# Math Help - Find x such that x^2≡49 (mod pq)

1. ## Find x such that x^2≡49 (mod pq)

p and q are large primes, x not equal +7 or -7 mod pq

Here is what I've done so far, if someone can help push me to the next step.
Sorry for the lack of [tex] text.

x^2 = 49 (mod pq)
x^2 - 49 = 0 (mod pq)
pq | (x - 7)(x + 7)

p | (x - 7)
q | (x + 7)

or

p | (x + 7)
q | (x - 7)

From here?
I appreciate any help. Thanks for reading.

2. Originally Posted by chrisc
p and q are large primes, x not equal +7 or -7 mod pq

Here is what I've done so far, if someone can help push me to the next step.
Sorry for the lack of [tex] text.

x^2 = 49 (mod pq)
x^2 - 49 = 0 (mod pq)
pq | (x - 7)(x + 7)

p | (x - 7)
q | (x + 7)

or

p | (x + 7)
q | (x - 7)

From here?
I appreciate any help.
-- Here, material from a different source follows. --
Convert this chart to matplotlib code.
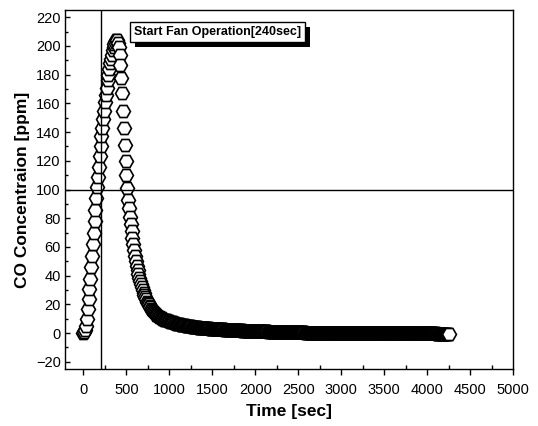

Thanks for reading.
Those equations imply that $ap-bq = \pm14$ for some integers $a, b$. Use Euclid's algorithm to find a and b. Then $x = ap\pm7$.

3. Originally Posted by chrisc
p and q are large primes, x not equal +7 or -7 mod pq

Here is what I've done so far, if someone can help push me to the next step.
Sorry for the lack of [tex] text.

x^2 = 49 (mod pq)
x^2 - 49 = 0 (mod pq)
pq | (x - 7)(x + 7)

p | (x - 7)
q | (x + 7)

or

p | (x + 7)
q | (x - 7)

From here?
I appreciate any help. Thanks for reading.
Aren't there a couple more cases? Both primes could simultaneously divide one factor or the other.

4. Originally Posted by topspin1617
Aren't there a couple more cases? Both primes could simultaneously divide one factor or the other.
That is true. But I suspect that the point of this question is that it deals with a method for factorising large numbers.

Suppose that you have a large number N and you suspect that it may be the product of two primes, $N=pq$, but you don't know p or q. It's very hard to factorise large numbers. But if you are able to solve the congruence $x^2\equiv49\pmod N$ in such a way that p|(x - 7) and q|(x + 7), then p must be a factor of x-7. This is probably a much smaller number than N, and therefore easier to factorise.